Besides the sale of rough and pure ice there is a large trade done in are called carafes frappés, that is to say, water decanters or bottles, in which nearly the whole contents are frozen by rapid revolution in a freezing mixture. These carafes are supplied to the cafés and also to private families morning, and being constantly kept filled up with water serve throughout the whole day under ordinary temperatures. Another application of these carafes is to fill up with champagne or other wine, and thus to obtain cool and diluted drinks for evening parties in hot weather.”

Boston Journal of Chemistry, Vol. VI, No.1, page 1, 1871

“In the earlier forms of ice apparatus, the cold was produced by the evaporation of the water itself; the vapor being condensed by sulphuric acid, which has a strong affinity for aqueous vapor.

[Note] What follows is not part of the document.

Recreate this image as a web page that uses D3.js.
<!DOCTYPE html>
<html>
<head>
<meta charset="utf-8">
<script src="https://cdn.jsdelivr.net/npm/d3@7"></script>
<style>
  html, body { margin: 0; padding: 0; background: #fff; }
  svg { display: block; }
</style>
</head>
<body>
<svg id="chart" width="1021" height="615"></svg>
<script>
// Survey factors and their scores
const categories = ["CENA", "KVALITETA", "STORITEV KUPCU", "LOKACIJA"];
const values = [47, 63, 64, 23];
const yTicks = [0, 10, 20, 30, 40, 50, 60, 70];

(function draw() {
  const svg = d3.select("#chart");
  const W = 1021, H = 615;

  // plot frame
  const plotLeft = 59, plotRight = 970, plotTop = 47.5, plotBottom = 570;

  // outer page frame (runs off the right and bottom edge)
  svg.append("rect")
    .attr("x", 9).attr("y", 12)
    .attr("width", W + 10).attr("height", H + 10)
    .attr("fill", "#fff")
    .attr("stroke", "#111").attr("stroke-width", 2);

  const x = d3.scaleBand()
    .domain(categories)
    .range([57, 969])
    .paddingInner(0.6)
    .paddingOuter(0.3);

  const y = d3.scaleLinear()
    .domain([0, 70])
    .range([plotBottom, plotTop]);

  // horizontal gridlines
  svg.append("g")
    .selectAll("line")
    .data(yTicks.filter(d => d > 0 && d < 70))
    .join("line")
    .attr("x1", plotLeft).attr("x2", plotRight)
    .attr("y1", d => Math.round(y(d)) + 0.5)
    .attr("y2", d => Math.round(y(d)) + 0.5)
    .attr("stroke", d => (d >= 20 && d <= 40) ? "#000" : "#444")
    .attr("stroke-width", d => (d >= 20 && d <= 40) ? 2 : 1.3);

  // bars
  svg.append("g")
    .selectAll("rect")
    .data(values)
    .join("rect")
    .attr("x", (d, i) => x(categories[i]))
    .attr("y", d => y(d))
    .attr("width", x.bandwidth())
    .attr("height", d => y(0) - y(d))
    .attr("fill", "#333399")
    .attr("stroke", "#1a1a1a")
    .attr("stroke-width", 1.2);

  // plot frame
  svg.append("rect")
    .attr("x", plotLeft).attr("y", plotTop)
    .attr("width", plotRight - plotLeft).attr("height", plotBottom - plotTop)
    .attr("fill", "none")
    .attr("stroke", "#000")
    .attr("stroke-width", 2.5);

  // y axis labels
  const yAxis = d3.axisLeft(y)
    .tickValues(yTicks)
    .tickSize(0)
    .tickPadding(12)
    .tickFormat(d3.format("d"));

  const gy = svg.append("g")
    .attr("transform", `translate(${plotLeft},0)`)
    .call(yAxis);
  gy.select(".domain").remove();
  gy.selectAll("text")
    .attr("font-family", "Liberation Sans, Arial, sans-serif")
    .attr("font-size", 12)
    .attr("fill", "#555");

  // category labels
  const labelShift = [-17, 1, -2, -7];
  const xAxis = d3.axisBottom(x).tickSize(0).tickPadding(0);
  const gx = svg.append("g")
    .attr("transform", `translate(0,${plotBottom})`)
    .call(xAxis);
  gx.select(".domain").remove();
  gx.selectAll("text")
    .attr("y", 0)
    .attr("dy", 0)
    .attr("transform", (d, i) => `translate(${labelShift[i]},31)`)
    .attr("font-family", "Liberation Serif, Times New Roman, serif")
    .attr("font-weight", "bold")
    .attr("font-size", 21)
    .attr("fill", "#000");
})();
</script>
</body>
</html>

This method is still used in Paris in the production of carafes frappés or frozen decanters, which are frequently used at the restaurants. The apparatus used resembles a small steam-boiler; this is partially filled with concentrated sulphuric acid and then connected with an air-pump and with the flask to be frozen. The air-pump not only removes the air from the vessel, but connected with it is an agitator which serves to keep the acid continually stirred up, and thus prevents the formation of a layer of dilute acid on surface of the liquid in the vessel. If the vessel contains one hundred pounds of acid originally, it will serve to freeze about five hundred pounds of water.

The inventor, Mr. Edmond Carré, claims that this apparatus will furnish ice at a cost of about half a cent a pound, since the acid is as valuable for many purposes as it was being used. “

The Progress of Invention in the Nineteenth Century, 1900

By Edward Wright Byrn

“One of the earliest methods of producing ice in a limited quantity was by evaporating water by a reduction of pressure and causing the vapor to be absorbed by sulphuric acid, which has a great affinity for the water vapor. 

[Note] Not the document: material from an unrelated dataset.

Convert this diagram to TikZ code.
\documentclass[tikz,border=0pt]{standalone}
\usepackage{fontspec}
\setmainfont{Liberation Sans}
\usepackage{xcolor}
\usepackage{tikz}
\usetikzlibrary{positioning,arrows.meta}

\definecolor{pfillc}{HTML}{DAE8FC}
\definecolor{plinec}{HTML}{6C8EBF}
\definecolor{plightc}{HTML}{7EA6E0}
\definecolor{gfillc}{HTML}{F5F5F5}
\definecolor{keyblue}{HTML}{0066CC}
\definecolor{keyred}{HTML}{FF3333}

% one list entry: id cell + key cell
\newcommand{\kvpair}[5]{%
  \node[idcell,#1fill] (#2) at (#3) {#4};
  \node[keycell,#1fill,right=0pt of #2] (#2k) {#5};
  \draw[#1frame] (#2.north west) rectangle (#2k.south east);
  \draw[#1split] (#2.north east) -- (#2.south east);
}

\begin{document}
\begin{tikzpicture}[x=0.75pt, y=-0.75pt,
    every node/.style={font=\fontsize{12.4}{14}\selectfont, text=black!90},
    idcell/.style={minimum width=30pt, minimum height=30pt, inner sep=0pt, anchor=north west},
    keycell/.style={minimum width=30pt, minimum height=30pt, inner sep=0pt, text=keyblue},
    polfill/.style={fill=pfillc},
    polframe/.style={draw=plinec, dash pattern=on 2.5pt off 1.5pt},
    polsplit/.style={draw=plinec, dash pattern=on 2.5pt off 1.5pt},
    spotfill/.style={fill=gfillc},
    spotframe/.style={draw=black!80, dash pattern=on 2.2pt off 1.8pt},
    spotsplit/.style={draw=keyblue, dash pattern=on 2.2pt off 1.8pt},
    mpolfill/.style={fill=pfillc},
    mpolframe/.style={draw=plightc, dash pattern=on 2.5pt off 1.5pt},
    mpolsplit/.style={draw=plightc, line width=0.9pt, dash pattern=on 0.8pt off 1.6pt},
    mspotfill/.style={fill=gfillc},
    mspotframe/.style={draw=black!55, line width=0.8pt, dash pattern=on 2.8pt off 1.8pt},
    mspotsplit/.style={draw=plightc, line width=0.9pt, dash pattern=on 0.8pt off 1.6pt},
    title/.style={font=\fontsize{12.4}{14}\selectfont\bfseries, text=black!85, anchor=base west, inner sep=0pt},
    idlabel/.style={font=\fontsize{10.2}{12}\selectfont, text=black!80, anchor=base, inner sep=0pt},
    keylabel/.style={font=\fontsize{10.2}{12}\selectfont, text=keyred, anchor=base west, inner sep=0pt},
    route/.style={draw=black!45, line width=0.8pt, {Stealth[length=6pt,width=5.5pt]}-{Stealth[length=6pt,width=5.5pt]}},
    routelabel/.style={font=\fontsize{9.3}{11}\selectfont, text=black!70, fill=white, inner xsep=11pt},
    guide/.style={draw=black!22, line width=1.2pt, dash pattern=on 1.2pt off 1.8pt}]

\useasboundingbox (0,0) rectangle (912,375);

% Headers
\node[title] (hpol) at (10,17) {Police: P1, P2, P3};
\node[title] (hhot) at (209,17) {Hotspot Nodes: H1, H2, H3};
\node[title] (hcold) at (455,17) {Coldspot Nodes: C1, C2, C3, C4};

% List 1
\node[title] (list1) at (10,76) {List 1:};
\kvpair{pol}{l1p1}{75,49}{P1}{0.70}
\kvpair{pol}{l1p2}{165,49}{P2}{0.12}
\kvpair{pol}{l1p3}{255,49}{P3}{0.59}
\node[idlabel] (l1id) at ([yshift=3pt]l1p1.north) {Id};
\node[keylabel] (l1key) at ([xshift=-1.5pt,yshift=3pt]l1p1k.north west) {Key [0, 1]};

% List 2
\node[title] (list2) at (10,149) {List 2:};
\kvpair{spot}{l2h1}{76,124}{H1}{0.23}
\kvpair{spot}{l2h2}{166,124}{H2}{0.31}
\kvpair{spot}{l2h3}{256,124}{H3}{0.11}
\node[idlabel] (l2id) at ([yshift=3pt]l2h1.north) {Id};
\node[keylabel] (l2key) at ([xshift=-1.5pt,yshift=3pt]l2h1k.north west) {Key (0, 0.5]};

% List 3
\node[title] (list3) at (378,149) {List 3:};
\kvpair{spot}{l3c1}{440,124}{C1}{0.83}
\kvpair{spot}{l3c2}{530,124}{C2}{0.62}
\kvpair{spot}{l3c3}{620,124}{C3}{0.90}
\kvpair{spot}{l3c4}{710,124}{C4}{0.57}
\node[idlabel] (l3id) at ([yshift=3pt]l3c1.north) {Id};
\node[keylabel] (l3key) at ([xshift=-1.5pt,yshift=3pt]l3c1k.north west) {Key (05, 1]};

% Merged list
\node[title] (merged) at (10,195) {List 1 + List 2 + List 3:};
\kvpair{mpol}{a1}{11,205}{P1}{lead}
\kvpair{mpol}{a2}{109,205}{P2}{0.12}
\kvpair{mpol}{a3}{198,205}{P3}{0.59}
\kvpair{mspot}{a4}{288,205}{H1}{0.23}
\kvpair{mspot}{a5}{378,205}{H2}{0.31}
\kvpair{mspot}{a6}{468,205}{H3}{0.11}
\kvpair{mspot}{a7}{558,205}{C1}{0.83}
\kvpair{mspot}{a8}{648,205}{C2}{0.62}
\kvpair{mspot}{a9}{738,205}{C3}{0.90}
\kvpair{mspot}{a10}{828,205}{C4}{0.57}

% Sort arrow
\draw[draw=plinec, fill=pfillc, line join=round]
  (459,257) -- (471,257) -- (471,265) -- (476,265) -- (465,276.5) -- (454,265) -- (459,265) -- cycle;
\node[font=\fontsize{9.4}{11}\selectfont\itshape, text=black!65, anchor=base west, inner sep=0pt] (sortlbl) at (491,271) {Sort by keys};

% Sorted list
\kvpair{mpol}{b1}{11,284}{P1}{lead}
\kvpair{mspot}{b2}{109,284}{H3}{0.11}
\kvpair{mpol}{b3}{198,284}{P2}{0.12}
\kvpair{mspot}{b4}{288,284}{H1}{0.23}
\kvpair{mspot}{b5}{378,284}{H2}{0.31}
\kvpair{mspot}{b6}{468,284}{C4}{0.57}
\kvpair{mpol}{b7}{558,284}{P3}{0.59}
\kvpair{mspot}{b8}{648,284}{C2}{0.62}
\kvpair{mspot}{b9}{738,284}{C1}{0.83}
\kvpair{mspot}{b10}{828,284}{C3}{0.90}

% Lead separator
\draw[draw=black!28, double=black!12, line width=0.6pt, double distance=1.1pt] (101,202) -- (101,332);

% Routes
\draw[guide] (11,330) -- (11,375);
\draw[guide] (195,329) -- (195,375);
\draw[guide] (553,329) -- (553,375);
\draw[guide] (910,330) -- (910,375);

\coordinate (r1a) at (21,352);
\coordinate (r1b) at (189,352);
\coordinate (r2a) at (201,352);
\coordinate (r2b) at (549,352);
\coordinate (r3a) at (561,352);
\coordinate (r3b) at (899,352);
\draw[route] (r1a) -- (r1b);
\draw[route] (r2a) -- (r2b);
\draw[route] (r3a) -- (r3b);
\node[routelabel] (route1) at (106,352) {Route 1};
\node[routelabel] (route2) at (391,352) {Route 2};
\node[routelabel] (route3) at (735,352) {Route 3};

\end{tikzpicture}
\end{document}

Mr. Nairne, in 1777, was the first to discover the affinity that sulphuric acid had for water vapor, and in 1810 Leslie froze water by this means.  In 1824 Vallance obtained British patents No. 4,884 and 5,001, operating on this principle, in which leaden balls were coated with sulphuric acid to increase the absorbing surfaces, and which apparatus was effective in freezing considerable quantities of ice.

The carafes frappées of the Parisian restaurant were decanters in which water was frozen by being immersed in tanks of sea water whose temperature was reduced below freezing by the vaporization of ether in a reservoir immersed in the sea water.

Edmond Carré’s method of preparing carafes frappées involved the use of the sulphuric acid principle of absorption, and to that end the aqueous vapor was directly exhausted from the decanter by a pump, and the said vapor was absorbed by a large volume of sulphuric acid so rapidly as to freeze the water remaining in the decanter.